Aplt. Br. at 6. But this issue was not developed any further in the brief.
Appellants bear the burden of demonstrating error in the district court’s decision. See Hernandez v. Starbuck, 69 F.3d 1089, 1093 (10th Cir.1995). While we liberally construe the filings of pro se appellants, see Ledbetter v. City of Topeka, Kan., 318 F.3d 1183, 1187 (10th Cir.2003), we are “not required to manufacture an appellant’s argument on appeal when [he] has failed in [his] burden to draw our attention to the error below.” Hernandez, 69 F.3d at 1093 (internal quotation marks omitted). Given the lack of any meaningful argument responsive to the court’s rationale for its decision, appellants have waived any challenge to that decision. See Adler v. Wal-Mart Stores, Inc., 144 F.3d 664, 679 (10th Cir.1998) (“Arguments inadequately briefed in the opening brief are waived.”).
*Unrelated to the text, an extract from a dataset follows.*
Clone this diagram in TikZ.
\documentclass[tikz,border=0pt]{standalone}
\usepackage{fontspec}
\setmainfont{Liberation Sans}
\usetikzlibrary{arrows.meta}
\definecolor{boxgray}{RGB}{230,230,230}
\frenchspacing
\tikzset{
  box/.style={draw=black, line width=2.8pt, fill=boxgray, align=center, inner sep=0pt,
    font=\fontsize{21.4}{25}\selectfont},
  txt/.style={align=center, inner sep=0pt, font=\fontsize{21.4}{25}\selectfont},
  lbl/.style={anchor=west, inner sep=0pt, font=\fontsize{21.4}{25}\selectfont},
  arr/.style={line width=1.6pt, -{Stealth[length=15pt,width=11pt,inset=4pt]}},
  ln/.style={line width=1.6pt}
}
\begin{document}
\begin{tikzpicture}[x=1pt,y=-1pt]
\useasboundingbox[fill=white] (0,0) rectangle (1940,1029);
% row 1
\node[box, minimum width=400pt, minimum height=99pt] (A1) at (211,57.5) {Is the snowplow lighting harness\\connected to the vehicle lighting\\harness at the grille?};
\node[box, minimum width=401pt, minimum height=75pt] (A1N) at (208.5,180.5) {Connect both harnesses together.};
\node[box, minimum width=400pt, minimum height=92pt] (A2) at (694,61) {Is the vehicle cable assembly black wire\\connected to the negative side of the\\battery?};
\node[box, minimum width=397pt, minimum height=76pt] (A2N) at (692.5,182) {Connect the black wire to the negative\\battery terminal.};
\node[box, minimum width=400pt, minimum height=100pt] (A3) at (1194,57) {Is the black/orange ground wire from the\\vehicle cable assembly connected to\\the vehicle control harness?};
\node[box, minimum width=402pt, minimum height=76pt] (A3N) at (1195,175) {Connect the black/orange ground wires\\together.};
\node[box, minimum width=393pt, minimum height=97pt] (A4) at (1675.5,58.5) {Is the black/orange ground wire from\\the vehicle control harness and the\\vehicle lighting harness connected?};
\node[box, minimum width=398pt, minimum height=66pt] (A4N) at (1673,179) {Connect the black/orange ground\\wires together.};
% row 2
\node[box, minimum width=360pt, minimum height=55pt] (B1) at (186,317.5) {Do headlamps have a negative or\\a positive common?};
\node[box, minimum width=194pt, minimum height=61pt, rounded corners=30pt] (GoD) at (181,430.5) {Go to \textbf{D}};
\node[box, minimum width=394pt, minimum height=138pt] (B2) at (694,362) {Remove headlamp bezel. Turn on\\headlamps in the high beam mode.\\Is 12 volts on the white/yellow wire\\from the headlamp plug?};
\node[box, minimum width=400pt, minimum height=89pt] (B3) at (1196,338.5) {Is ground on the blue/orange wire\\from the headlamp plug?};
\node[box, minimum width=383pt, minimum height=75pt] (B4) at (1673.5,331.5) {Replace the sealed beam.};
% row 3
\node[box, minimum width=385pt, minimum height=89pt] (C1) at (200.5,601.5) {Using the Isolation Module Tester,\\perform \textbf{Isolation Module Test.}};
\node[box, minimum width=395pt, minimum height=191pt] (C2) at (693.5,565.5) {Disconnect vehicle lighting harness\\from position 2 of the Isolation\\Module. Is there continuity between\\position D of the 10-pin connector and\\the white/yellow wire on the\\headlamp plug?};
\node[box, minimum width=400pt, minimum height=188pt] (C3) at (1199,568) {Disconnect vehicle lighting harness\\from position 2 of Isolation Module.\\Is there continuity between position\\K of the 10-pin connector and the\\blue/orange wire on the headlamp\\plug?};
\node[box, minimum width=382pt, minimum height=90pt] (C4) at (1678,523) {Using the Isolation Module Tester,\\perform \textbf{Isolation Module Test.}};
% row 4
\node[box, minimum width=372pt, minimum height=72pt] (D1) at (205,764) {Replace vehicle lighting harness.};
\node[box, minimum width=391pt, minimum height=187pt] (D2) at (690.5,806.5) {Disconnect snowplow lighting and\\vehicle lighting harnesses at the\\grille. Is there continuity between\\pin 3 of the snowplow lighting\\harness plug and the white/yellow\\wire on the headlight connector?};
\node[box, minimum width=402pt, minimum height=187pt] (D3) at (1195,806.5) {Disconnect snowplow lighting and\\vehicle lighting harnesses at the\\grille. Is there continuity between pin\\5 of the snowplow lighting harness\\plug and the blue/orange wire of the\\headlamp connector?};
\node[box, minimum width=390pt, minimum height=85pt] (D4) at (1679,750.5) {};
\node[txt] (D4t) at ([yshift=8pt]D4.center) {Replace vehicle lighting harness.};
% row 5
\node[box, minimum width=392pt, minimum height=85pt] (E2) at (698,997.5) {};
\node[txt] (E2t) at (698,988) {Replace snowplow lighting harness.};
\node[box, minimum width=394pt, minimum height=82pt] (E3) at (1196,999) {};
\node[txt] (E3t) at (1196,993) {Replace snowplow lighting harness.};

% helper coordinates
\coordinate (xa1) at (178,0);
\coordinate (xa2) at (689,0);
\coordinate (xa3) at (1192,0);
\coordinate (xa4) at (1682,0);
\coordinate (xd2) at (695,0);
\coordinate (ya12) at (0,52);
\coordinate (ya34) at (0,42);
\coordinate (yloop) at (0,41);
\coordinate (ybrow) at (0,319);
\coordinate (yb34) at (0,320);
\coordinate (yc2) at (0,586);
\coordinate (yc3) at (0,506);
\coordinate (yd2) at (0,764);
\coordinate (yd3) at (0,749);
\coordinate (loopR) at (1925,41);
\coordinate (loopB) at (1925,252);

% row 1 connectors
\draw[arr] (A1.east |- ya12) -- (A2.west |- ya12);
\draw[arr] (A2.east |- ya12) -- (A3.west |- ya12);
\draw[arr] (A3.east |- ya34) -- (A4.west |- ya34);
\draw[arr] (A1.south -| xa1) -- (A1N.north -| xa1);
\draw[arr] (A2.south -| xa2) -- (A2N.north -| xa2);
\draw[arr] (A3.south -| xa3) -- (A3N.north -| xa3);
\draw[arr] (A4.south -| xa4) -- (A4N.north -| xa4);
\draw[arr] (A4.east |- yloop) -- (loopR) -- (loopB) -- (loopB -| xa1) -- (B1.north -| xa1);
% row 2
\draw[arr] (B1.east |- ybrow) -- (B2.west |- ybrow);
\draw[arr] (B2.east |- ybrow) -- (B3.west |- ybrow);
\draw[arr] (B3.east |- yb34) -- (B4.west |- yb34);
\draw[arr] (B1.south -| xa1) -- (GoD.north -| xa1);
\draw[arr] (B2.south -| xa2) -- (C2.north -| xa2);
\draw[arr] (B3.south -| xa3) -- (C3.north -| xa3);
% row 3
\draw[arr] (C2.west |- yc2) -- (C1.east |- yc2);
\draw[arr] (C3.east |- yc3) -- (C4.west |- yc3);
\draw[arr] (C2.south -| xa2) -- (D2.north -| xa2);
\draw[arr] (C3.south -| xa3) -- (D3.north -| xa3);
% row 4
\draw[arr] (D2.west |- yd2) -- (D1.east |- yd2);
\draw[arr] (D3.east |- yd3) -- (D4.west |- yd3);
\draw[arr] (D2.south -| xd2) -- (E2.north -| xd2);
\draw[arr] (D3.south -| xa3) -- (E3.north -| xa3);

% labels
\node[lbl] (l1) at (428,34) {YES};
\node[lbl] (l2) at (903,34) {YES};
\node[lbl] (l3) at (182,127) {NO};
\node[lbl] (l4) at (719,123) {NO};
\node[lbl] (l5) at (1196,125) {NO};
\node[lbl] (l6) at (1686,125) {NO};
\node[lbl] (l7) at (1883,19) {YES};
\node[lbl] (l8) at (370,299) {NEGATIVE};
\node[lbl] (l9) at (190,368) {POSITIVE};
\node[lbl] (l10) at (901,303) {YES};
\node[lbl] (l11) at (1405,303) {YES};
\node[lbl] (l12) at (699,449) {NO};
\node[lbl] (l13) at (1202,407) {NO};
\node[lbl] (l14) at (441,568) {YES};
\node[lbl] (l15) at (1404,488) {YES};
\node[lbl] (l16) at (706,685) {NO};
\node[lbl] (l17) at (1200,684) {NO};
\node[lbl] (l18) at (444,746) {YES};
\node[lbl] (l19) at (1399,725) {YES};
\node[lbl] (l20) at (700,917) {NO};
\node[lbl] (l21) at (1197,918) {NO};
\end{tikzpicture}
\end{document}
Because appellants fail to identify any error in the district court’s rationale for its decision, this appeal is frivolous. Accordingly, we dismiss the appeal. We also deny appellants’ motions to proceed without prepayment of costs and fees. See DeBardeleben v. Quinlan, 937 F.2d 502, 505 (10th Cir.1991) (concluding “a reasoned, nonfrivolous argument on the law and facts in support of the issues raised on appeal” is a prerequisite for leave to proceed on appeal without prepayment of costs and fees). We remind appellants of their obligation to pay the filing and docket fees in full. See Kinnell v. Graves, 265 F.3d 1125, 1129 (10th Cir.2001). All other pending motions are denied as moot.